Críticas AdoroCinema
4,0
Muito bom
Retorno a Ítaca

Uma noite longa

por Francisco Russo

O diretor francês Laurent Cantet despontou de vez ao ganhar a cobiçada Palma de Ouro por Entre os Muros da Escola, em 2008. Seis anos mais tarde, ele mantém o foco no drama social em seu mais recente trabalho, Retorno a Ítaca, mas com um detalhe importante: ao invés da realidade francesa, ou até europeia, Cantet aponta a câmera para o dia a dia em Cuba. E, ao contrário da alegria e cor que se vê habitualmente em produções estrangeiras rodadas na ilha de Fidel, esta surpreende ao demonstrar um profundo conhecimento sobre o estado de espírito da população local.

A história se passa basicamente no terraço de uma casa em Havana, onde cinco amigos de longa data se encontram para festejar o retorno de um deles, Amadeo, que mora na Espanha há 16 anos. Em meio à nostalgia dos bons tempos da juventude, com direito à inevitável constatação do quanto cada um deles envelheceu, emergem rusgas do passado. O cenário, mesclando a beleza da praia próxima aos prédios decadentes que, volta e meia, enfrentam o crônico problema da falta de luz, é um reflexo do que é Cuba nos dias atuais: um misto de sonho e desilusão. Assim também são todos os personagens principais, cada um à sua maneira.

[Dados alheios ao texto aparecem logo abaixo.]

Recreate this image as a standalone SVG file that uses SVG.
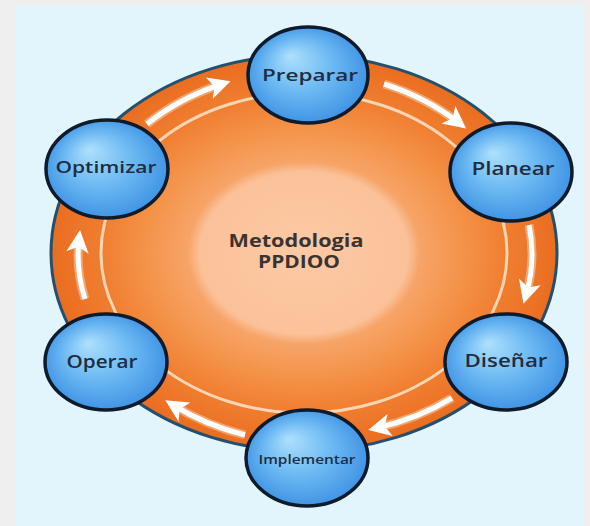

À medida que a conversa entre os amigos avança, as marcas (e mágoas) do passado vêm à tona. É interessante notar a analogia que Cantet faz entre a história e o título do longa-metragem, uma referência à “Odisseia” de Homero, onde Odisseu levou 10 anos para regressar à sua terra natal, Ítaca. O mesmo acontece com Amadeo, que agora sente a necessidade de retornar aos seus pares para que possa retomar uma vida perdida, onde sonhava em se tornar escritor. A busca pela criatividade ausente é também a procura por um país repleto de sonhos, onde a crença do socialismo imperava e a esperança pelo futuro ainda existia. Nos dias atuais, o anúncio do retorno para ficar feito pelo amigo autoexilado causa espanto: “por que?”, diz um deles. “Você está maluco?”, diz outro.

É neste momento que o roteiro, escrito a quatro mãos pelo próprio Cantet e o autor cubano Leonardo Padura, ganha ares bem críticos em relação ao que se tornou Cuba. As frustrações causadas pela vida regida pelo regime de Fidel Castro vêm à tona, a conversa torna-se cada vez mais pesada e sombria ao mesmo tempo em que o companheirismo entre os velhos amigos renasce. Discordando uns dos outros em certos aspectos, mas ainda assim juntos. Como se cada um servisse de apoio ao outro, em uma realidade onde os problemas se multiplicam à medida que a desilusão aumenta.

No fim das contas, Retorno à Ítaca apresenta um panorama bastante abrangente e revelador sobre o estado de espírito da população cubana, seja ela a que viveu o auge do socialismo na ilha ou a que, hoje na adolescência/início da vida adulta, em nada mais acredita. Um retrato duro sobre um país que para muitos serviu como farol da esperança, pelo lado ideológico, construído com habilidade pelo roteiro sem falsas ilusões e conduzido por um elenco coeso e afinado, na nostalgia e na dor. Muito bom filme, que surpreende ainda mais por ter sido rodado por um estrangeiro. É difícil para alguém de fora conseguir entender e transmitir tão bem uma realidade tão próxima ao que é ser um cidadão cubano, com todas as alegrias e dificuldades inerentes.